BEGIN

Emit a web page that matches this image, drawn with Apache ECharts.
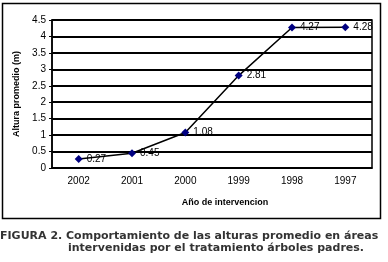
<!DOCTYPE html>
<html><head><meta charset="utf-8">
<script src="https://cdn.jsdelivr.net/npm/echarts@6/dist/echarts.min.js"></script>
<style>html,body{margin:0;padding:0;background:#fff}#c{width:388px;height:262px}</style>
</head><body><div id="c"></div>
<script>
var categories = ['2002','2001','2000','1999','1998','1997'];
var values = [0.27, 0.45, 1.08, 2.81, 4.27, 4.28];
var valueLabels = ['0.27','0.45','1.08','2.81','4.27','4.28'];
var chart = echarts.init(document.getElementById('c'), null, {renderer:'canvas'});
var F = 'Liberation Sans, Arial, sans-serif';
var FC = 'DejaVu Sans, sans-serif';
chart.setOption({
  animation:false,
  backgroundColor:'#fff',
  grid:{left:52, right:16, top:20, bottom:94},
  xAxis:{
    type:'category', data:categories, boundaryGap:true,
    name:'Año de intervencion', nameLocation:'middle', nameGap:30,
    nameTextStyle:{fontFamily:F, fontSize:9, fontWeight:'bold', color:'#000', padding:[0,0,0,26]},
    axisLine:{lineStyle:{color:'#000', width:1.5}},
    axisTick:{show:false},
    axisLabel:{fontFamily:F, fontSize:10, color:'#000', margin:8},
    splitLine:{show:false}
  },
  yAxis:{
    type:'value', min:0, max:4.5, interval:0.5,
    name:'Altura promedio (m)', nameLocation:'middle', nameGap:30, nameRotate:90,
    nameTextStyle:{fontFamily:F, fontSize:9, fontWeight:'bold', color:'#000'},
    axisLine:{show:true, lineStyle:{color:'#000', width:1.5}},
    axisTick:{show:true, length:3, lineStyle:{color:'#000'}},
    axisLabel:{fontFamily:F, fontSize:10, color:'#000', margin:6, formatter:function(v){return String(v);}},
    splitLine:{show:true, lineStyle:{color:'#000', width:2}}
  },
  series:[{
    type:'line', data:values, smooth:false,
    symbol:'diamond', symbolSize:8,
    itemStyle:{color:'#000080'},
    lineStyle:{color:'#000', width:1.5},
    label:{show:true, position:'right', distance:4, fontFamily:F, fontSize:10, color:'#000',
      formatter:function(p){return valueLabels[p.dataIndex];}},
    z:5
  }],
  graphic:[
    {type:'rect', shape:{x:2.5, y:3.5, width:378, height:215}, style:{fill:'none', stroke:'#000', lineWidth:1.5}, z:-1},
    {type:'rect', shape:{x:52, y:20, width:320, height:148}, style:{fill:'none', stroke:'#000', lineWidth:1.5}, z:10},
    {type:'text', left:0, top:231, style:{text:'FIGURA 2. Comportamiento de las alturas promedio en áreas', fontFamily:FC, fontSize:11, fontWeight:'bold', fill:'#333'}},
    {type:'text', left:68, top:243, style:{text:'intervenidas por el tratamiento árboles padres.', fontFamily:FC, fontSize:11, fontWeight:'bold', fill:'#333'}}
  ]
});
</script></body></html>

END

→ Requirements
Reproduce the full listing faithfully, but do not carry over any pictures.

→ The answer
Emit a web page that matches this image, drawn with Apache ECharts.
<!DOCTYPE html>
<html><head><meta charset="utf-8">
<script src="https://cdn.jsdelivr.net/npm/echarts@6/dist/echarts.min.js"></script>
<style>html,body{margin:0;padding:0;background:#fff}#c{width:388px;height:262px}</style>
</head><body><div id="c"></div>
<script>
var categories = ['2002','2001','2000','1999','1998','1997'];
var values = [0.27, 0.45, 1.08, 2.81, 4.27, 4.28];
var valueLabels = ['0.27','0.45','1.08','2.81','4.27','4.28'];
var chart = echarts.init(document.getElementById('c'), null, {renderer:'canvas'});
var F = 'Liberation Sans, Arial, sans-serif';
var FC = 'DejaVu Sans, sans-serif';
chart.setOption({
  animation:false,
  backgroundColor:'#fff',
  grid:{left:52, right:16, top:20, bottom:94},
  xAxis:{
    type:'category', data:categories, boundaryGap:true,
    name:'Año de intervencion', nameLocation:'middle', nameGap:30,
    nameTextStyle:{fontFamily:F, fontSize:9, fontWeight:'bold', color:'#000', padding:[0,0,0,26]},
    axisLine:{lineStyle:{color:'#000', width:1.5}},
    axisTick:{show:false},
    axisLabel:{fontFamily:F, fontSize:10, color:'#000', margin:8},
    splitLine:{show:false}
  },
  yAxis:{
    type:'value', min:0, max:4.5, interval:0.5,
    name:'Altura promedio (m)', nameLocation:'middle', nameGap:30, nameRotate:90,
    nameTextStyle:{fontFamily:F, fontSize:9, fontWeight:'bold', color:'#000'},
    axisLine:{show:true, lineStyle:{color:'#000', width:1.5}},
    axisTick:{show:true, length:3, lineStyle:{color:'#000'}},
    axisLabel:{fontFamily:F, fontSize:10, color:'#000', margin:6, formatter:function(v){return String(v);}},
    splitLine:{show:true, lineStyle:{color:'#000', width:2}}
  },
  series:[{
    type:'line', data:values, smooth:false,
    symbol:'diamond', symbolSize:8,
    itemStyle:{color:'#000080'},
    lineStyle:{color:'#000', width:1.5},
    label:{show:true, position:'right', distance:4, fontFamily:F, fontSize:10, color:'#000',
      formatter:function(p){return valueLabels[p.dataIndex];}},
    z:5
  }],
  graphic:[
    {type:'rect', shape:{x:2.5, y:3.5, width:378, height:215}, style:{fill:'none', stroke:'#000', lineWidth:1.5}, z:-1},
    {type:'rect', shape:{x:52, y:20, width:320, height:148}, style:{fill:'none', stroke:'#000', lineWidth:1.5}, z:10},
    {type:'text', left:0, top:231, style:{text:'FIGURA 2. Comportamiento de las alturas promedio en áreas', fontFamily:FC, fontSize:11, fontWeight:'bold', fill:'#333'}},
    {type:'text', left:68, top:243, style:{text:'intervenidas por el tratamiento árboles padres.', fontFamily:FC, fontSize:11, fontWeight:'bold', fill:'#333'}}
  ]
});
</script></body></html>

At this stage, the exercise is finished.